Mamdani’s original comments date back to 2020, before his election to his current post as a state Assembly member representing parts of western Queens.

“We don’t need an investigation to know that the NYPD is racist, anti-queer & a major threat to public safety. What we need is to #DefundTheNYPD,” Mamdani wrote in the June 2020 post on Twitter, now rebranded as X.

“There is no negotiating with an institution this wicked & corrupt,” he wrote in another post in December of that year, referencing city budget negotiations around proposed cuts to the NYPD. “Defund it. Dismantle it. End the cycle of violence.”

Since entering the mayoral race, Mamdani has sought to distance himself from those remarks.
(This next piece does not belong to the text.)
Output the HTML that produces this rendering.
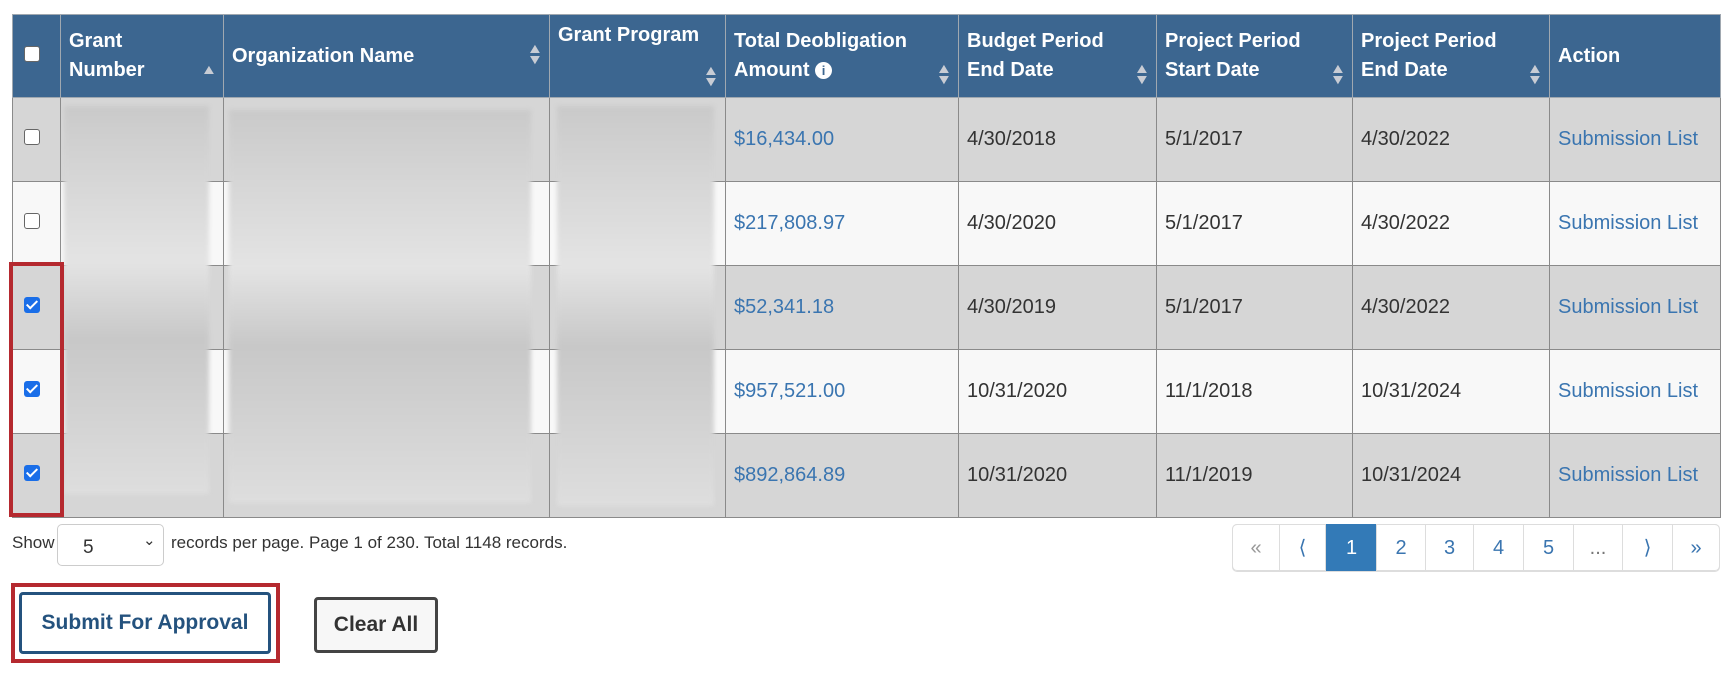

On the campaign trail, he has repeatedly said they were made in the aftermath of George Floyd’s death in Minneapolis police custody, which sparked a nationwide debate on excessive use of force by police, and that those posts no longer reflect where he now stands on policing.

During his Fox News interview, Mamdani said that his “defund the police” statements were born out of the anger and frustration of that period and that his experience as a lawmaker has since reshaped his perspective.

“And now what I know—having represented 100,000 people in western Queens—is that to deliver that justice you have to also deliver that safety, and that means representing the men and women of the NYPD,” he told MacCallum.

The Police Benevolent Association, the labor union representing the NYPD’s rank-and-file officers, responded to Mamdani’s apology, saying what the next mayors do matters more than what they say.

“Elected leaders’ words matter, but their actions matter more,” union president Patrick Hendry said in a statement to New York Daily News.

“An apology will not improve police officers’ quality of life. It will not protect them from being assaulted by dangerous repeat offenders or having their rights trampled by the CCRB,” Hendry said, referring to the Civilian Complaint Review Board that handles misconduct allegations against officers. “Those are the issues we are focused on now, and they’re the same ones we’ll be discussing with the next mayor after Election Day.”

Mamdani, a self-described Democratic Socialist, has repeatedly promised to keep NYPD headcounts at current levels if elected mayor. Instead, he said he’d slash police overtime assignments by transferring mental health–related emergency calls to a new civilian agency, the proposed Department of Community Safety.

Mamdani insists, however, that he’d disband the NYPD’s Strategic Response Group, a unit progressive activists accused of using aggressive crowd-control tactics and of being deployed too often to protests rather than emergencies such as shootings.